If you are thinking of investing in a property in the Balearics, there is no need to worry just yet.
But, the Spanish government has proposed that the European Commission authorise it to limit the purchase of homes in the Canary Islands that are not for residential use in order to reduce pressure on the property market and facilitate access to housing for young people and vulnerable groups and this could be the first step in a national crackdown.
The proposal is part of a package of measures that the Ministry of Foreign Affairs has suggested Brussels include in the future simplification of regulations for the EU’s outermost regions (ORs), nine territories in France, Portugal and Spain that are granted special treatment under the treaties, according to a statement on Wednesday by the Minister for Territorial Policy, Ángel Víctor Torres.
The Canary Islands Government had also approached the European Commission to request an exception for the ORs in terms of housing in order to contain price rises, although its request went in another direction: to prohibit or limit the purchase of homes in its territory by foreigners who are not residents of the islands.
The president of the autonomous community, Fernando Clavijo, travelled to Brussels to persuade the Commission to take action on the matter, with statistics showing that in the Canary Islands one in four homes for sale goes to foreign citizens. He also argued that the islands have a fragmented and limited territory, where tensions in the property market have a greater impact on the resident population.
The Spanish government had not yet responded to Clavijo’s request, beyond acknowledging that it would study it, but it has now submitted its own suggestion to the EU for all the outermost regions, including the Canary Islands. ‘We propose that the acquisition of housing in the outermost regions for non-residential use be limited by legislative mechanisms, so that prices can be lowered and young people and other groups in difficulty can access it,’ Minister Torres explained in a statement released by his department.
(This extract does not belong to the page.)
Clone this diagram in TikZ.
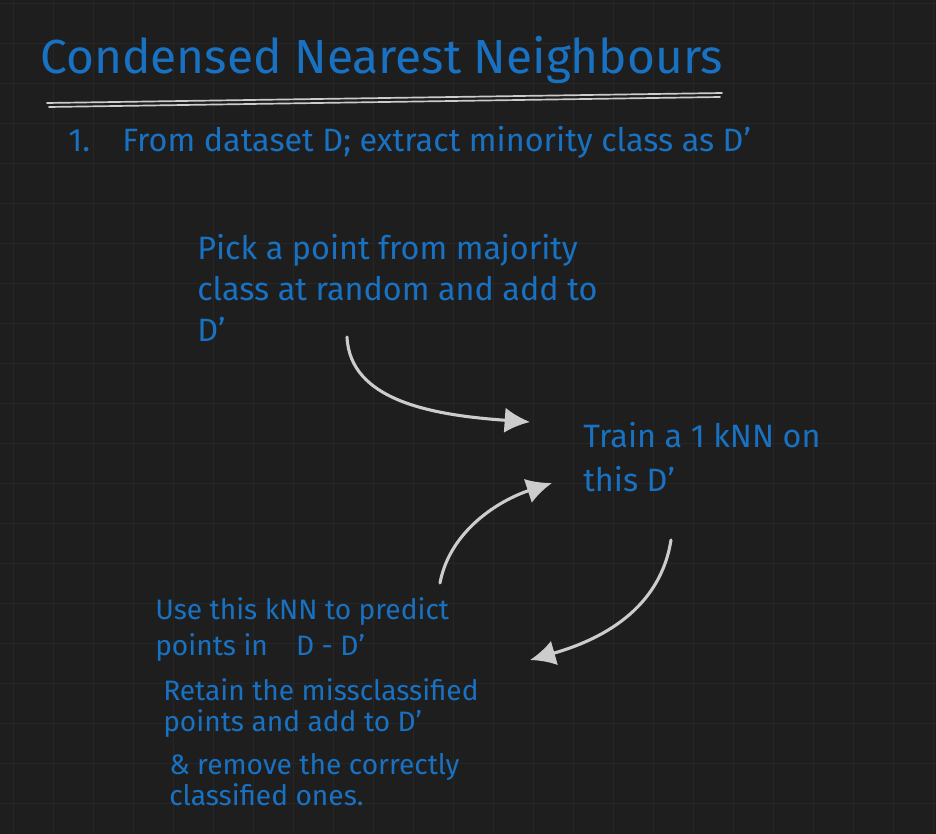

Spain’s contribution to the debate on the future of the OR regulations extends to other areas of particular interest to the Canary Islands: the primary sector, immigration and state aid. In the case of the primary sector, it is making a specific request for the Programme of Options Specifically Relating to Remoteness and Insularity (POSEI), considering it ‘of vital importance for the primary sector’ of the Canary Islands.
Its approach, shared by the Ministries of Agriculture and Finance, ‘highlights the strategic value of the primary sector in the ORs, especially in the Canary Islands, requesting, in turn, that the uniqueness of POSEI be maintained with a sufficient budget and also calling for administrative and bureaucratic streamlining’.
The Ministry of Territorial Policy, which has coordinated the work to draft the text sent by Spain to Brussels, specifies that measures are also requested for the sustainability of the primary sector, ‘such as the establishment of rules to enable the urgent renewal of the small fleet in the ORs and the amendment of the EU Regulation to allow “de minimis” aid for reforms and improvements in safety and sustainability in fishing vessels of less than 12 metres’.
With regard to migration, Spain is calling for ‘the redistribution of minors and the transfer of migrants from the ORs to mainland Europe to be facilitated, avoiding their concentration in these regions and ensuring an adequate legal framework’. In 2025, the Canary Islands alone took in almost 6,000 African minors who arrived in small boats and canoes, who are now beginning to be distributed among the rest of the Spanish communities under the recent reform of the Immigration Law.
Spain also wants the Canary Islands and the other ORs to be allowed ‘a more flexible regime for the approval of state aid, without restrictions on amounts, sectors or time limits, provided that the internal cohesion of the Union is not affected’. Finally, it encourages Brussels to turn the outermost regions into a testing ground ‘to try out legislative innovations in a controlled environment, simplifying rules and reducing burdens before applying them to the Union as a whole’.